Artist Mr Patterson said he was commissioned after the mayor and local people first considered and then rejected the idea of a museum or interpretation centre.

Mr Patterson said: “The passion here for Owen’s work and the determination to create a lasting tribute to him is truly moving. It was a great honour to be offered the commission and it was with great trepidation that I accepted the challenge to pay homage to such a man.”

A walk up a ramp leads you to a large, empty space. There are no tanks, guns, photographs or Great War memorabilia here.

When the lights dim you see Owen’s most famous poem Dulce et Decorum Est in the poet’s own handwriting (taken from his manuscript in the British Museum), etched on a translucent skin of glass covering the four walls. The voice of actor Kenneth Branagh reading Owen’s poems then breaks the silence.

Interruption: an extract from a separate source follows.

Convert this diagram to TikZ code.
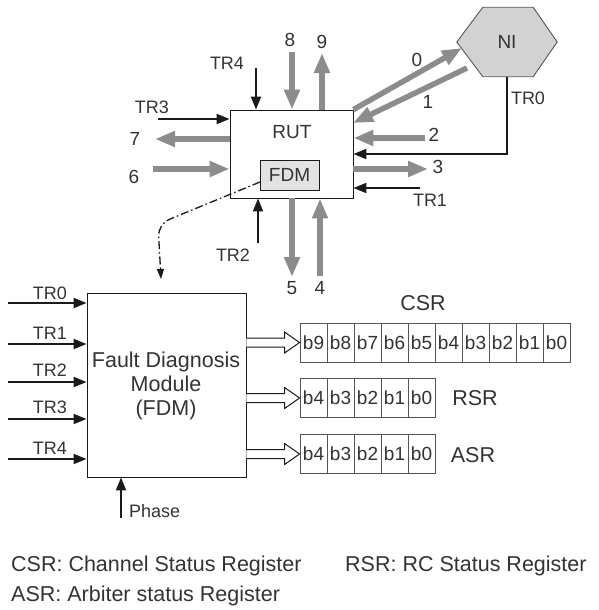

One of the guests at the opening was Dr Jane Potter, who teaches book history at Oxford Brookes University, and is a member of the committee of the Wilfred Owen Association. She had travelled to Ors with 70-year-old Peter Owen, the son of Wilfred Owen’s youngest brother, Colin.

Dr Potter said: “When we originally were shown the plans we were dubious.

“We all said ‘the transformation is going to be too radical’.

“But I believe that they have done an amazing job. Although it is the work of a British artist, what has been done to it is very French in style. It’s dramatic and I found it quite moving.”

And her travel companion, Wilfred Owen’s nephew?

“Well, Peter is calling it his conversation on the road to Ors.”